Ten years ago, two things seemed very unlikely - the premature death of radio-legend John Peel and the reincarnation of one of his all-time favourite bands, The Nightingales. It would have been fitting had both mavericks survived to see each other's futures, but fate cruelly removed one without the other and here we are with Robert Lloyd's illustrious and industrious battalion once more. "No Love Lost" is their first outing on Cooking Vinyl and their seventh in 30 years - prolific they are not, or at least not until they reformed in 2004 (they've released six since then).

Birmingham's most-celebrated post-punk-noiseniks gained a reputation for twisted relentless surrealism from the word 'go' when the 1982 debut-album, "Pigs on Purpose", hit the shelves at the local megastores and indie-shops, followed by classic singles "Paraffin Brain" and "Crafty Fag". Even after a string of singles on quirky scattergun major-label 'indie' Vindaloo, the band were passed over by the masses and promptly buried from memory. A 2001 compilation, "Pissed and Potless", summed up their then-fate in no uncertain terms.

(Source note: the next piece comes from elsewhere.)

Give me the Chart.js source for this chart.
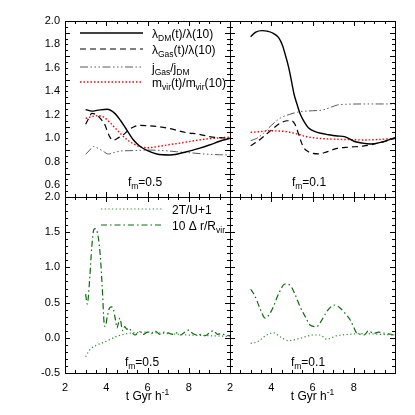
<!DOCTYPE html>
<html>
<head>
<meta charset="utf-8">
<script src="https://cdn.jsdelivr.net/npm/chart.js@4.4.0/dist/chart.umd.min.js"></script>
<style>
  body { margin: 0; background: #fff; }
  #wrap { position: relative; width: 415px; height: 415px; }
  canvas { position: absolute; left: 0; top: 0; }
</style>
</head>
<body>
<div id="wrap">
  <canvas id="c1" width="415" height="415"></canvas>
  <canvas id="c2" width="415" height="415"></canvas>
  <canvas id="c3" width="415" height="415"></canvas>
  <canvas id="c4" width="415" height="415"></canvas>
</div>
<script>
// data, f_m = 0.5 (top left)
const lamDM05T = [3.0, 3.3, 3.6, 4.05, 4.4, 4.7, 5.0, 5.3, 5.65, 6.0, 6.45, 7.1, 7.9, 8.5, 9.0, 9.5, 10];
const lamDM05 = [1.245, 1.232, 1.24, 1.248, 1.215, 1.15, 1.07, 0.99, 0.93, 0.895, 0.866, 0.858, 0.886, 0.915, 0.943, 0.975, 1.0];
const lamGas05T = [3.0, 3.15, 3.3, 3.6, 3.8, 3.95, 4.05, 4.18, 4.3, 4.45, 4.6, 4.83, 5.08, 5.3, 5.6, 5.95, 6.5, 7.0, 7.9, 8.5, 9.0, 10];
const lamGas05 = [1.12, 1.17, 1.213, 1.19, 1.15, 1.11, 1.06, 1.01, 0.986, 0.99, 1.006, 1.03, 1.071, 1.095, 1.11, 1.108, 1.1, 1.086, 1.048, 1.035, 1.014, 1.0];
const jGas05T = [3.0, 3.2, 3.37, 3.6, 3.85, 4.1, 4.4, 4.7, 5.2, 6.0, 6.8, 7.4, 8.2, 8.8, 9.5, 10];
const jGas05 = [0.864, 0.9, 0.93, 0.915, 0.89, 0.866, 0.88, 0.892, 0.895, 0.9, 0.895, 0.886, 0.875, 0.866, 0.86, 0.858];
const mvir05T = [3.0, 3.3, 3.6, 3.9, 4.15, 4.45, 4.75, 5.0, 5.3, 5.6, 6.0, 6.5, 7.0, 7.6, 8.5, 9.2, 10];
const mvir05 = [1.17, 1.185, 1.193, 1.178, 1.14, 1.085, 1.03, 0.99, 0.955, 0.93, 0.92, 0.93, 0.945, 0.96, 0.986, 1.0, 1.01];

// data, f_m = 0.1 (top right)
const lamDM01T = [3.0, 3.25, 3.55, 3.85, 4.1, 4.35, 4.55, 4.7, 4.85, 5.0, 5.1, 5.25, 5.4, 5.6, 5.8, 6.1, 6.4, 6.8, 7.2, 7.55, 7.8, 8.0, 8.4, 8.8, 9.3, 10];
const lamDM01 = [1.866, 1.905, 1.918, 1.912, 1.895, 1.86, 1.79, 1.7, 1.6, 1.47, 1.38, 1.29, 1.21, 1.14, 1.09, 1.06, 1.043, 1.03, 1.02, 1.014, 0.995, 0.975, 0.96, 0.952, 0.965, 1.006];
const lamGas01T = [3.0, 3.3, 3.62, 4.0, 4.43, 4.8, 5.0, 5.15, 5.3, 5.45, 5.6, 5.8, 6.0, 6.3, 6.7, 7.2, 7.8, 8.5, 9.2, 10];
const lamGas01 = [0.937, 0.97, 1.014, 1.07, 1.128, 1.15, 1.148, 1.12, 1.05, 0.97, 0.915, 0.886, 0.872, 0.867, 0.885, 0.915, 0.925, 0.935, 0.96, 1.0];
const jGas01T = [3.0, 3.3, 3.62, 4.0, 4.43, 4.9, 5.4, 6.0, 6.5, 6.9, 7.2, 7.6, 8.5, 9.2, 10];
const jGas01 = [0.98, 1.0, 1.043, 1.11, 1.171, 1.205, 1.227, 1.235, 1.242, 1.265, 1.284, 1.29, 1.293, 1.293, 1.293];
const mvir01T = [3.0, 3.5, 3.94, 4.4, 4.75, 5.2, 5.72, 6.3, 7.18, 8.0, 8.47, 9.2, 10];
const mvir01 = [1.051, 1.058, 1.065, 1.062, 1.057, 1.04, 1.014, 1.0, 0.992, 0.988, 0.986, 0.99, 1.0];

// virial ratio and centre offset, f_m = 0.5 (bottom left)
const vir05T = [3.0, 3.2, 3.5, 4.0, 4.5, 5.0, 5.5, 6.0, 6.5, 7.0, 8.0, 9.0, 10];
const vir05 = [-0.27, -0.17, -0.11, -0.05, 0.02, 0.06, 0.075, 0.08, 0.07, 0.06, 0.04, 0.03, 0.02];
const dr05T = [3.0, 3.08, 3.2, 3.3, 3.4, 3.48, 3.6, 3.7, 3.8, 3.9, 3.95, 4.05, 4.15, 4.25, 4.35, 4.45, 4.52, 4.6, 4.67, 4.75, 4.8, 4.9, 5.0, 5.1, 5.2, 5.3, 5.4, 5.6, 5.8, 6.0, 6.2, 6.4, 6.6, 6.8, 7.0, 7.2, 7.4, 7.6, 7.8, 8.0, 8.2, 8.4, 8.6, 8.8, 9.0, 9.2, 9.4, 9.6, 9.8, 10];
const dr05 = [0.62, 0.48, 0.85, 1.3, 1.54, 1.55, 1.45, 1.2, 0.75, 0.2, 0.16, 0.3, 0.42, 0.44, 0.4, 0.25, 0.14, 0.22, 0.28, 0.15, 0.1, 0.16, 0.12, 0.14, 0.1, 0.06, 0.04, 0.09, 0.05, 0.08, 0.06, 0.09, 0.05, 0.08, 0.07, 0.05, 0.07, 0.04, 0.08, 0.11, 0.06, 0.04, 0.05, 0.03, 0.07, 0.1, 0.05, 0.06, 0.03, 0.03];

// virial ratio and centre offset, f_m = 0.1 (bottom right)
const vir01T = [3.0, 3.3, 3.78, 4.1, 4.43, 4.83, 5.4, 6.04, 6.37, 6.69, 7.18, 7.83, 8.47, 9.2, 10];
const vir01 = [-0.078, -0.06, 0.04, 0.072, 0.015, -0.04, -0.007, 0.04, 0.04, -0.02, 0.03, 0.05, 0.06, 0.05, 0.04];
const dr01T = [3.0, 3.2, 3.45, 3.7, 3.9, 4.1, 4.35, 4.67, 4.9, 5.15, 5.4, 5.65, 5.88, 6.2, 6.45, 6.69, 6.9, 7.1, 7.35, 7.58, 7.83, 8.0, 8.15, 8.35, 8.5, 8.72, 8.96, 9.2, 9.4, 9.6, 9.8, 10];
const dr01 = [0.69, 0.6, 0.42, 0.28, 0.33, 0.44, 0.62, 0.764, 0.75, 0.62, 0.44, 0.3, 0.182, 0.158, 0.25, 0.371, 0.44, 0.466, 0.42, 0.348, 0.253, 0.15, 0.064, 0.05, 0.04, 0.1, 0.06, 0.08, 0.07, 0.06, 0.05, 0.03];

const topTicks = [0.6, 0.8, 1.0, 1.2, 1.4, 1.6, 1.8, 2.0];
const bottomTicks = [-0.5, 0.0, 0.5, 1.0, 1.5, 2.0];

const FONT = '"Liberation Sans", Arial, Helvetica, sans-serif';

const styles = {
  lamDM: { color: '#000', width: 1.4, dash: [] },
  lamGas: { color: '#000', width: 1.2, dash: [6, 4] },
  jGas: { color: '#5a5a5a', width: 1, dash: [8, 2.5, 1.5, 2.5, 1.5, 2.5, 1.5, 2.5] },
  mvir: { color: '#ff0000', width: 1.4, dash: [1.5, 2] },
  vir: { color: '#2a8a2a', width: 1.2, dash: [1.2, 2.5] },
  dr: { color: '#0d6a0d', width: 1.2, dash: [6, 3, 1.5, 3] },
};

function series(t, v, s) {
  const st = styles[s];
  return {
    data: t.map((x, i) => ({ x, y: v[i] })),
    borderColor: st.color,
    borderWidth: st.width,
    borderDash: st.dash,
    pointRadius: 0,
    fill: false,
  };
}

function richText(ctx, x, y, parts, align) {
  const fontOf = k => (k ? '8.5px ' : '12px ') + FONT;
  if (align === 'center') {
    let w = 0;
    for (const [txt, k] of parts) { ctx.font = fontOf(k); w += ctx.measureText(txt).width; }
    x -= w / 2;
  }
  for (const [txt, k] of parts) {
    ctx.font = fontOf(k);
    const dy = k === 'sub' ? 3 : k === 'sup' ? -5 : 0;
    ctx.fillText(txt, x, y + dy);
    x += ctx.measureText(txt).width;
  }
}

// inward ticks on all four sides, frame, labels and legend
const decor = {
  id: 'decor',
  afterDraw(chart, args, o) {
    const { ctx, chartArea: a, scales: { x, y } } = chart;
    ctx.save();
    ctx.strokeStyle = '#000';
    ctx.lineWidth = 1;
    ctx.setLineDash([]);
    ctx.strokeRect(a.left + 0.5, a.top + 0.5, a.right - a.left, a.bottom - a.top);
    ctx.beginPath();
    for (let v = 2; v <= 10.001; v += 0.5) {
      const px = Math.round(x.getPixelForValue(v)) + 0.5;
      const len = Math.abs(v % 2) < 1e-6 ? 5 : 3;
      ctx.moveTo(px, a.bottom); ctx.lineTo(px, a.bottom - len);
      ctx.moveTo(px, a.top); ctx.lineTo(px, a.top + len);
    }
    const n = Math.round((o.yMax - o.yMin) / o.yMinor);
    for (let i = 0; i <= n; i++) {
      const v = o.yMin + i * o.yMinor;
      const py = Math.round(y.getPixelForValue(v)) + 0.5;
      const len = i % o.perMajor === 0 ? 5 : 3;
      ctx.moveTo(a.left, py); ctx.lineTo(a.left + len, py);
      ctx.moveTo(a.right, py); ctx.lineTo(a.right - len, py);
    }
    ctx.stroke();

    ctx.fillStyle = '#000';
    ctx.textBaseline = 'alphabetic';
    for (const it of o.texts || []) richText(ctx, it.x, it.y, it.parts, it.align);

    for (const it of o.legend || []) {
      const st = styles[it.s];
      ctx.strokeStyle = st.color;
      ctx.lineWidth = st.width;
      ctx.setLineDash(st.dash);
      ctx.beginPath();
      ctx.moveTo(it.x1, it.y); ctx.lineTo(it.x2, it.y);
      ctx.stroke();
      ctx.fillStyle = '#000';
      richText(ctx, it.x2 + 9, it.y + 4.5, it.parts);
    }
    ctx.restore();
  }
};

function panel(id, o) {
  return new Chart(document.getElementById(id), {
    type: 'line',
    data: { datasets: o.datasets },
    options: {
      responsive: false,
      animation: false,
      layout: { padding: o.pad },
      elements: { line: { tension: 0.4, cubicInterpolationMode: 'monotone' } },
      scales: {
        x: {
          type: 'linear', min: 2, max: 10, display: o.showX,
          grid: { display: false, drawTicks: false },
          border: { display: false },
          ticks: {
            stepSize: 2, padding: 8, color: '#000',
            font: { family: FONT, size: 11 },
            callback: v => (v === 10 ? '' : v),
          },
          afterFit: s => { s.height = o.showX ? 42 : 0; },
        },
        y: {
          type: 'linear', min: o.yMin, max: o.yMax, display: o.showY,
          grid: { display: false, drawTicks: false },
          border: { display: false },
          afterBuildTicks: s => { s.ticks = o.yTicks.map(v => ({ value: v })); },
          ticks: {
            padding: 5, color: '#000',
            font: { family: FONT, size: 11 },
            callback: v => v.toFixed(1),
          },
          afterFit: s => { s.width = o.showY ? 65 : 0; },
        },
      },
      plugins: {
        legend: { display: false },
        tooltip: { enabled: false },
        decor: {
          yMin: o.yMin, yMax: o.yMax, yMinor: o.yMinor, perMajor: o.perMajor,
          texts: o.texts, legend: o.legend,
        },
      },
    },
    plugins: [decor],
  });
}

const xTitle = cx => ({ x: cx, y: 400, align: 'center', parts: [['t Gyr h'], ['-1', 'sup']] });

panel('c1', {
  pad: { left: 0, right: 185, top: 21, bottom: 218 },
  showX: false, showY: true,
  yMin: 0.5, yMax: 2.0, yMinor: 0.05, perMajor: 4, yTicks: topTicks,
  datasets: [
    series(lamDM05T, lamDM05, 'lamDM'),
    series(lamGas05T, lamGas05, 'lamGas'),
    series(jGas05T, jGas05, 'jGas'),
    series(mvir05T, mvir05, 'mvir'),
  ],
  texts: [{ x: 145, y: 186, align: 'center', parts: [['f'], ['m', 'sub'], ['=0.5']] }],
  legend: [
    { s: 'lamDM', x1: 80, x2: 143, y: 33, parts: [['λ'], ['DM', 'sub'], ['(t)/λ(10)']] },
    { s: 'lamGas', x1: 80, x2: 143, y: 49, parts: [['λ'], ['Gas', 'sub'], ['(t)/λ(10)']] },
    { s: 'jGas', x1: 80, x2: 143, y: 67, parts: [['j'], ['Gas', 'sub'], ['/j'], ['DM', 'sub']] },
    { s: 'mvir', x1: 80, x2: 143, y: 82, parts: [['m'], ['vir', 'sub'], ['(t)/m'], ['vir', 'sub'], ['(10)']] },
  ],
});

panel('c2', {
  pad: { left: 230, right: 20, top: 21, bottom: 218 },
  showX: false, showY: false,
  yMin: 0.5, yMax: 2.0, yMinor: 0.05, perMajor: 4, yTicks: topTicks,
  datasets: [
    series(lamDM01T, lamDM01, 'lamDM'),
    series(lamGas01T, lamGas01, 'lamGas'),
    series(jGas01T, jGas01, 'jGas'),
    series(mvir01T, mvir01, 'mvir'),
  ],
  texts: [{ x: 309, y: 186, align: 'center', parts: [['f'], ['m', 'sub'], ['=0.1']] }],
});

panel('c3', {
  pad: { left: 0, right: 185, top: 197, bottom: 0 },
  showX: true, showY: true,
  yMin: -0.5, yMax: 2.0, yMinor: 0.1, perMajor: 5, yTicks: bottomTicks,
  datasets: [
    series(vir05T, vir05, 'vir'),
    series(dr05T, dr05, 'dr'),
  ],
  texts: [
    { x: 142, y: 366, align: 'center', parts: [['f'], ['m', 'sub'], ['=0.5']] },
    xTitle(147.5),
  ],
  legend: [
    { s: 'vir', x1: 101, x2: 163, y: 209, parts: [['2T/U+1']] },
    { s: 'dr', x1: 101, x2: 163, y: 225, parts: [['10 Δ r/R'], ['vir', 'sub']] },
  ],
});

panel('c4', {
  pad: { left: 230, right: 20, top: 197, bottom: 0 },
  showX: true, showY: false,
  yMin: -0.5, yMax: 2.0, yMinor: 0.1, perMajor: 5, yTicks: bottomTicks,
  datasets: [
    series(vir01T, vir01, 'vir'),
    series(dr01T, dr01, 'dr'),
  ],
  texts: [
    { x: 308, y: 366, align: 'center', parts: [['f'], ['m', 'sub'], ['=0.1']] },
    xTitle(312.5),
  ],
});
</script>
</body>
</html>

For 2012, "No Love Lost" suggests things haven't changed for the better - thankfully, they have. The Nightingales haven't gained any new senior geriatric reticence nor lost any of the sporadic vitriol they possessed during their formative years, with pretty much all of the tracks as off-the-wall as you'd hoped for. Take the opening song for example. "Ace of Hearts" starts with the rather coarse declaration from Lloyd, "I'm as a dry as a dead girl's c*** in the desert", which is as descriptive as you could get if you're a bit parched, I guess.

Anyway, I can't see that sneaking past the censors in radio-land, nor a few others on here, but there are some total belters nonetheless. "Best of British Luck", "Someone For Everyone" and "The Done Thing" are the equal of anything the band has released in the past, while "Real Gone Daddy" and the closing "Dick the Do-Gooder" are as beautifully eccentric as The Nightingales can be. Think The Fall, think Pere Ubu, think Art Brut and think The Cardiacs, they're all reasonable reference-points, while the acoustically-driven "The World of Nothing Really" shits on Sheeran from a great height.

Whilst not a household name nor a playlist necessity these days, the very mention of The Nightingales in certain circles is enough to cause all manner of palpitations, much like this off-kilter hamper of eccentric alternatives. And no-one can bellow quite like Richard Lloyd - he sounds for all the world like a man wired up to the mains by his balls, and for that reason alone, you should consider aiming your next financial outgoings in the direction of this album.